Per non parlare, argomento che dovrebbe far parte del suo lavoro, di quello che porterà tutto questo al nostro futuro. Non devo spiegarle certo io il valore di far entrare un bambino o un ragazzo in un museo e quanto di buono porterà all'uomo che diventerà.


Ho raccontato del Kiasma, ma avrei potuto dire la stessa cosa del museo del design di Helsinki: siamo andati anche lì. Mio figlio in due ore passate dentro ha sbuffato solo quando sono stata venti minuti nello shop, ma si sa, son maschi...

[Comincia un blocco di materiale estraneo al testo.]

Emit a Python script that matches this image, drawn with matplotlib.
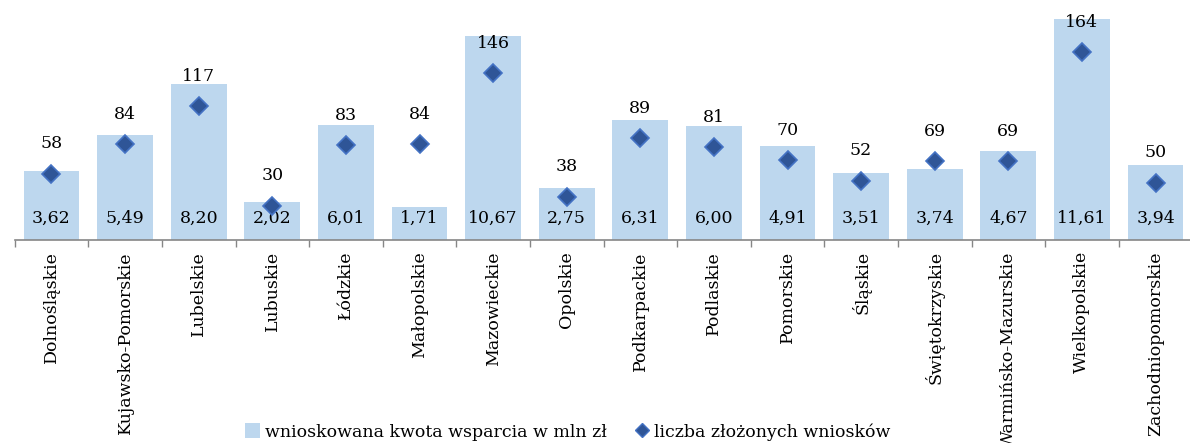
import matplotlib.pyplot as plt
import numpy as np
from matplotlib.lines import Line2D
from matplotlib.patches import Patch


# values
regions = [
    "Dolnośląskie", "Kujawsko-Pomorskie", "Lubelskie", "Lubuskie", "Łódzkie",
    "Małopolskie", "Mazowieckie", "Opolskie", "Podkarpackie", "Podlaskie",
    "Pomorskie", "Śląskie", "Świętokrzyskie", "Warmińsko-Mazurskie",
    "Wielkopolskie", "Zachodniopomorskie",
]
kwota_mln = [3.62, 5.49, 8.20, 2.02, 6.01, 1.71, 10.67, 2.75,
             6.31, 6.00, 4.91, 3.51, 3.74, 4.67, 11.61, 3.94]
liczba_wnioskow = [58, 84, 117, 30, 83, 84, 146, 38,
                   89, 81, 70, 52, 69, 69, 164, 50]

BAR_COLOR = "#BDD7EE"
DIAMOND_FACE = "#2F5597"
DIAMOND_EDGE = "#4472C4"
AXIS_GRAY = "#868686"
FS = 12.5

plt.rcParams["font.family"] = ["DejaVu Serif"]


def fmt_pl(v):
    return f"{v:.2f}".replace(".", ",")


def main():
    fig = plt.figure(figsize=(11.9, 4.43), dpi=100)
    ax = fig.add_axes([0.01235, 0.458, 0.9896, 0.517])
    x = np.arange(len(regions))

    ax.bar(x, kwota_mln, width=0.76, color=BAR_COLOR, zorder=2)
    ax.set_xlim(-0.5, len(regions) - 0.5)
    ax.set_ylim(0, 12)

    for xi, v in zip(x, kwota_mln):
        ax.annotate(fmt_pl(v), xy=(xi, 0), xytext=(0, 16),
                    textcoords="offset points", ha="center", va="center",
                    fontsize=FS, color="black")

    # category boundaries as small ticks below the axis line
    ax.set_xticks(x)
    ax.set_xticklabels(regions, rotation=90, fontsize=FS, va="top", ha="center")
    ax.tick_params(axis="x", which="major", length=0, pad=8)
    ax.set_xticks(np.arange(-0.5, len(regions)), minor=True)
    ax.tick_params(axis="x", which="minor", length=5, width=1,
                   color=AXIS_GRAY, direction="out")
    ax.set_yticks([])
    for side in ["left", "right", "top"]:
        ax.spines[side].set_visible(False)
    ax.spines["bottom"].set_color(AXIS_GRAY)
    ax.spines["bottom"].set_linewidth(1.2)

    ax2 = ax.twinx()
    ax2.set_ylim(0, 200)
    ax2.plot(x, liczba_wnioskow, linestyle="none", marker="D", markersize=9.5,
             markerfacecolor=DIAMOND_FACE, markeredgecolor=DIAMOND_EDGE,
             markeredgewidth=1.2, zorder=3)
    for xi, n in zip(x, liczba_wnioskow):
        ax2.annotate(str(n), xy=(xi, n), xytext=(0, 21.5),
                     textcoords="offset points", ha="center", va="center",
                     fontsize=FS, color="black")
    ax2.set_yticks([])
    for side in ["left", "right", "top", "bottom"]:
        ax2.spines[side].set_visible(False)

    handles = [
        Patch(facecolor=BAR_COLOR, edgecolor="none"),
        Line2D([], [], linestyle="none", marker="D", markersize=7,
               markerfacecolor=DIAMOND_FACE, markeredgecolor=DIAMOND_EDGE),
    ]
    labels = ["wnioskowana kwota wsparcia w mln zł", "liczba złożonych wniosków"]
    fig.legend(handles, labels, loc="center", bbox_to_anchor=(0.477, 0.025),
               ncol=2, frameon=False, fontsize=FS, handlelength=0.9,
               handletextpad=0.25, columnspacing=1.6, handleheight=0.9)

    fig.savefig("out.png", dpi=100)


if __name__ == "__main__":
    main()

Ecco, già che in questi giorni siete tutti in fermento per il Fertility Day, volevo dirle che da noi i bambini nei musei sono importabili, perché, scusi il francesismo, si stracciano le palle. Così finisce che se li perdono e che ci vanno poco pure i genitori.

Assumete esperti che pensino a come impostare mostre e musei per i bambini, ma veramente però, nel profondo, non limitandosi a fornire qualche percorso didattico per le scuole. Copiate dall'estero, rivoluzionate i percorsi, sradicate qualche porta e pestate qualche piede a vecchi tromboni che storcono il naso in nome di un concetto di arte “superiore” e immacolata, tanto ristretta che finirà per morire.

E fateli entrare gratis 'sti ragazzi, ma fino a 18 anni, che sono tutti soldi che torneranno sotto forma di qualità di uomini che diventeranno.